Although the data initially looked well, closer look indicated the levels of some proteins in some individuals were unaturaly low- even closer look indicated that this decrease was specific to the location of the lab and also the year of extraction; however these two are not independent i.e. blood extraction in labs 1 and 2 took place mainly in the first two years and in labs 3 and 4 in the next two years. Linear regression analyses however indicate that the effect of both lab and year is independent- i.e. even within the same lab there was a difference by year of extraction.
I am a bit confused of how to proceed. My problems/questions are
a) I have no variable of interest - only covariates such as sex- is this OK for combat?
b) can I use combat with lab as a batch -controlling for year and sex as covariates and then a second round of combat with year as a batch?
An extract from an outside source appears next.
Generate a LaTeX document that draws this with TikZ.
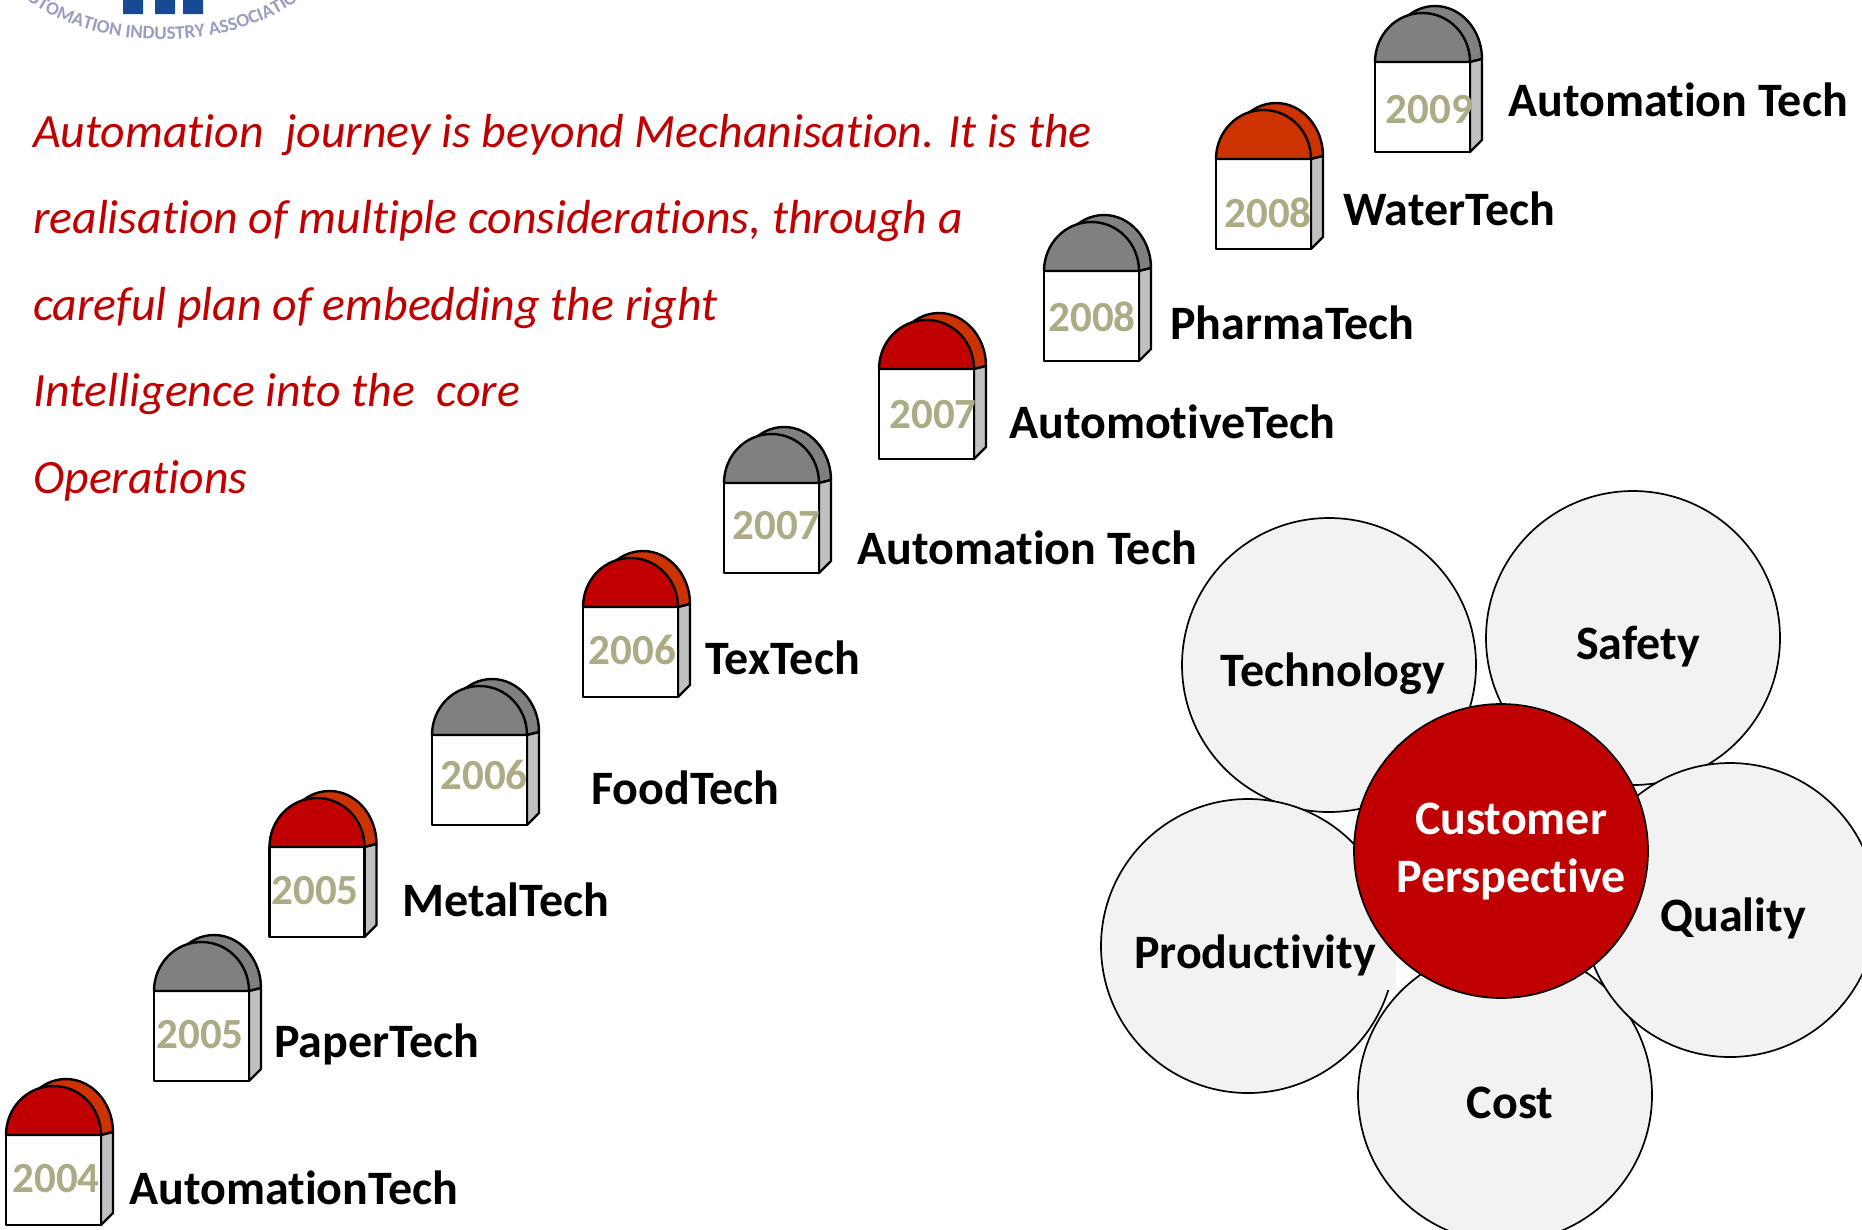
\documentclass[tikz,border=0pt]{standalone}
\usepackage{fontspec}
\setmainfont[Ligatures=NoCommon]{Carlito}
\usetikzlibrary{decorations.text}
\definecolor{capred}{HTML}{C00000}
\definecolor{caporange}{HTML}{CC3300}
\definecolor{capgray}{HTML}{808080}
\definecolor{sidegray}{HTML}{C0C0C0}
\definecolor{yearcol}{HTML}{ADAA86}
\definecolor{petal}{HTML}{F2F2F2}
\definecolor{logotxt}{HTML}{9A9DC0}
\definecolor{logoblue}{HTML}{164A92}
\tikzset{
 stone/.style={draw=black,line width=2.4pt,line join=round},
 yearlbl/.style={font=\fontsize{43}{43}\selectfont\bfseries,text=yearcol,inner sep=0pt},
 techlbl/.style={font=\fontsize{48}{48}\selectfont\bfseries,anchor=west,inner sep=0pt},
 petalc/.style={circle,draw=black,line width=1.7pt,fill=petal,minimum size=294pt,inner sep=0pt},
 petaltxt/.style={font=\fontsize{48}{48}\selectfont\bfseries,inner sep=0pt},
 intro/.style={font=\fontsize{47.8}{47.8}\selectfont\itshape,text=capred,anchor=west,inner sep=0pt},
}
% #1 x, #2 y of the face's top left, #3 front cap, #4 back cap
\newcommand{\mstone}[4]{%
 \begin{scope}[shift={(#1,#2)}]
  \filldraw[stone,fill=#4] (13,-3) .. controls (13,-32) and (34,-56) .. (60,-56) .. controls (86,-56) and (107,-32) .. (107,-3) -- (95,0) -- cycle;
  \filldraw[stone,fill=sidegray] (95,0) -- (107,-3) -- (107,78) -- (95,90) -- cycle;
  \filldraw[stone,fill=white] (0,0) rectangle (95,90);
  \filldraw[stone,fill=#3] (0,0) .. controls (0,-27) and (21,-49) .. (47.5,-49) .. controls (74,-49) and (95,-27) .. (95,0) -- cycle;
 \end{scope}}
\begin{document}
\begin{tikzpicture}[x=1pt,y=-1pt]
\useasboundingbox (0,0) rectangle (1862,1229);
\fill[white] (0,0) rectangle (1862,1229);
% logo remnant
\begin{scope}
\clip (14,0) rectangle (312,42);
\fill[logoblue] (123,0) rectangle (143,14) (155,0) rectangle (175,14) (183,0) rectangle (203,14);
\path[postaction={decorate,decoration={text along path,text align=center,text={|\fontsize{19}{19}\selectfont\bfseries\color{logotxt}|AUTOMATION INDUSTRY ASSOCIATION}}}]
  (-10,-40) .. controls (50,66) and (275,66) .. (335,-40);
\end{scope}
% intro text
\node[intro] (t1) at (33,135) {Automation\ \ journey is beyond Mechanisation. It is the};
\node[intro] (t2) at (33,221) {realisation of multiple considerations, through a};
\node[intro] (t3) at (33,308) {careful plan of embedding the right};
\node[intro] (t4) at (33,394) {Intelligence into the\ \ core};
\node[intro] (t5) at (33,481) {Operations};
% milestones
\mstone{6}{1135}{capred}{caporange}
\mstone{154}{991}{capgray}{capgray}
\mstone{269.5}{847}{capred}{caporange}
\mstone{432}{735}{capgray}{capgray}
\mstone{583}{607}{capred}{caporange}
\mstone{724}{483}{capgray}{capgray}
\mstone{879}{369}{capred}{caporange}
\mstone{1044}{271}{capgray}{capgray}
\mstone{1216}{159}{caporange}{caporange}
\mstone{1375}{62}{capgray}{capgray}
\node[yearlbl] (y1) at (56,1179) {2004};
\node[yearlbl] (y2) at (200,1035) {2005};
\node[yearlbl] (y3) at (315,891) {2005};
\node[yearlbl] (y4) at (484,775) {2006};
\node[yearlbl] (y5) at (632.5,650) {2006};
\node[yearlbl] (y6) at (776.5,526) {2007};
\node[yearlbl] (y7) at (933,415) {2007};
\node[yearlbl] (y8) at (1092,317) {2008};
\node[yearlbl] (y9) at (1268,213) {2008};
\node[yearlbl] (y10) at (1429.5,110) {2009};
\node[techlbl] (l1) at (129,1188) {AutomationTech};
\node[techlbl] (l2) at (274,1044) {PaperTech};
\node[techlbl] (l3) at (402,900) {MetalTech};
\node[techlbl] (l4) at (591,788) {FoodTech};
\node[techlbl] (l5) at (705,658) {TexTech};
\node[techlbl] (l6) at (857,548) {Automation Tech};
\node[techlbl] (l7) at (1009,422) {AutomotiveTech};
\node[techlbl] (l8) at (1170,323) {PharmaTech};
\node[techlbl] (l9) at (1343,209) {WaterTech};
\node[techlbl] (l10) at (1508,100) {Automation Tech};
% petals
\node[petalc] (cost) at (1505,1095) {};
\node[petalc] (safety) at (1633,638) {};
\node[petalc] (quality) at (1730,910) {};
\node[petalc] (technology) at (1329,665) {};
\node[petalc] (productivity) at (1248,946) {};
\fill[petal] (1320,930) rectangle (1396,990);
\node[petalc,fill=capred] (centre) at (1501,851) {};
\node[petaltxt] at (1333,674) {Technology};
\node[petaltxt] at (1638,647) {Safety};
\node[petaltxt] at (1733,918) {Quality};
\node[petaltxt] at (1255,955) {Productivity};
\node[petaltxt] at (1510,1103) {Cost};
\node[petaltxt,text=white,align=center] at (1511,852) {Customer\\[10pt]Perspective};
\end{tikzpicture}
\end{document}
Is it suggested to control for year in the first step?
c) when I did b- results were slightly corrected but still remains a difference in the levels of proteins- should I use sva as well?
Thanks so much in advance, really appreciated
TP
Thanks so much for your advice; if you have partially confounding variables you still do it sequentially? do you add first variable in the mod first or you just adjust twice or even do an interaction between the two? Thanks again for the info
id just do it sequentially using your covariate strategy as originally described and check results with principle component regression or whatever you use to estimate batch effects, however you do it, the point is to remove the batch effect while minimising disruption to your biological effect so you can just test your approach works. so far i just been doing a PCA to check for batch and haven't seen any in our array data, but we use one lab to do everything and it is done in very similar conditions every time.